Dans son bulletin d'information mensuel de mai 2025, l’armée dit avoir mené une vaste opération pour démanteler 43 sites d’orpaillage clandestin dans l’Est du pays. Cette intervention survient dans un contexte de montée en puissance du secteur extractif, mais aussi d’inquiétude croissante face aux pertes fiscales et aux flux illicites générés par l’exploitation artisanale illégale.
C’est dans les localités de Bougouda, Bantanko, Fagoudou, Moussala, Moura et Saraya, toutes situées dans le corridor minier stratégique de la Falémé, à la frontière malienne, que les forces armées sénégalaises ont intensifié la lutte contre l’orpaillage clandestin. Menée dans le cadre de l’Opération orientale 1 par la Zone militaire n°4, l’intervention a abouti à l’interpellation de 47 individus et à la saisie de 77 motopompes, des motos, groupes électrogènes et autres équipements utilisés dans l’extraction illégale. Le matériel est désormais entre les mains de la Gendarmerie nationale pour des suites judiciaires. «Cette action s’inscrit dans une stratégie globale de sécurisation des zones frontalières et de lutte contre l’exploitation illicite des ressources minières», souligne le Bulletin d’information mensuel des armées (n°07, mai 2025).
Un secteur extractif en pleine expansion
Ces opérations interviennent alors que le secteur extractif a généré 236,59 milliards F Cfa de revenus au premier semestre 2024, selon le rapport de conciliation publié le 6 mai dernier par le Comité national Itie du Sénégal. L’or y tient une place prépondérante, avec une production de 106.579 onces troy, valorisée à 154,46 milliards F Cfa, et des exportations atteignant 137,22 milliards F Cfa, soit près de 30% des exportations du secteur extractif.
Pourtant, cette performance économique masque un autre visage du secteur : celui de l’orpaillage clandestin, particulièrement concentré dans la région de Kédougou, où les circuits officiels sont largement contournés.
Des pertes massives pour l’État
Une étude publiée en octobre 2024 par l’Ong Swissaid a révélé qu’entre 2013 et 2022, 36 à 41 tonnes d’or, représentant une valeur estimée entre 2,38 et 2,71 milliards USD, auraient quitté le Sénégal de manière illégale, principalement via le Mali en direction des Émirats arabes unis.
L’exploitation minière artisanale à petite échelle (Emape), bien qu’importante pour les communautés locales, constitue une faille persistante dans la gouvernance du secteur minier. D’après des sources citées par l’ISS et le Centre des hautes études de défense et de sécurité (Cheds), seulement 10 % de l’or artisanal transiterait par les comptoirs agréés. L’instauration, en 2018, d’une taxe de 4% sur les exportations d’or artisanal aurait, paradoxalement, encouragé davantage de contrebande.

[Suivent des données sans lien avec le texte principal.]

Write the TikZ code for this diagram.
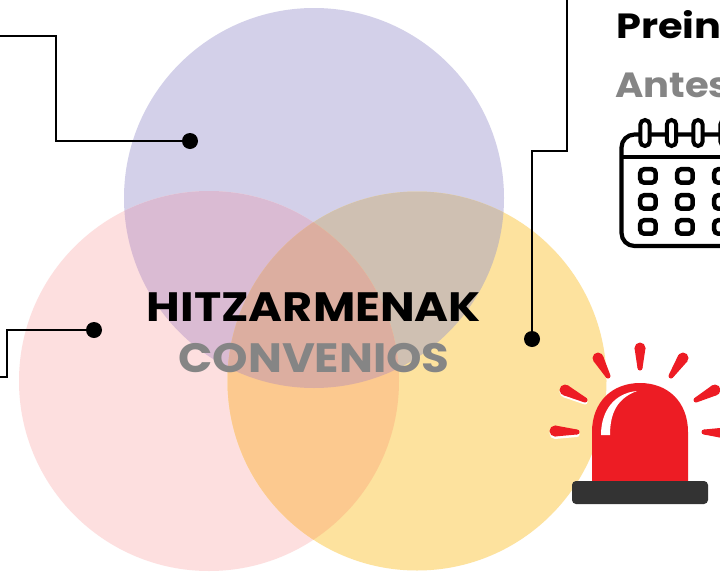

Une réponse sécuritaire à un défi économique
Les démantèlements menés en mai 2025 s’inscrivent dans une volonté affirmée de restaurer l’autorité de l’État, de réduire les pertes fiscales, et de stabiliser une région sensible, où les enjeux économiques croisent les risques sécuritaires liés à l’économie informelle, à la criminalité transfrontalière et aux tensions sociales autour des ressources.
En s’attaquant à l’orpaillage illégal, le Sénégal entend renforcer la transparence et la traçabilité dans son secteur extractif, tout en consolidant les bases d’une croissance minière plus équitable et durable.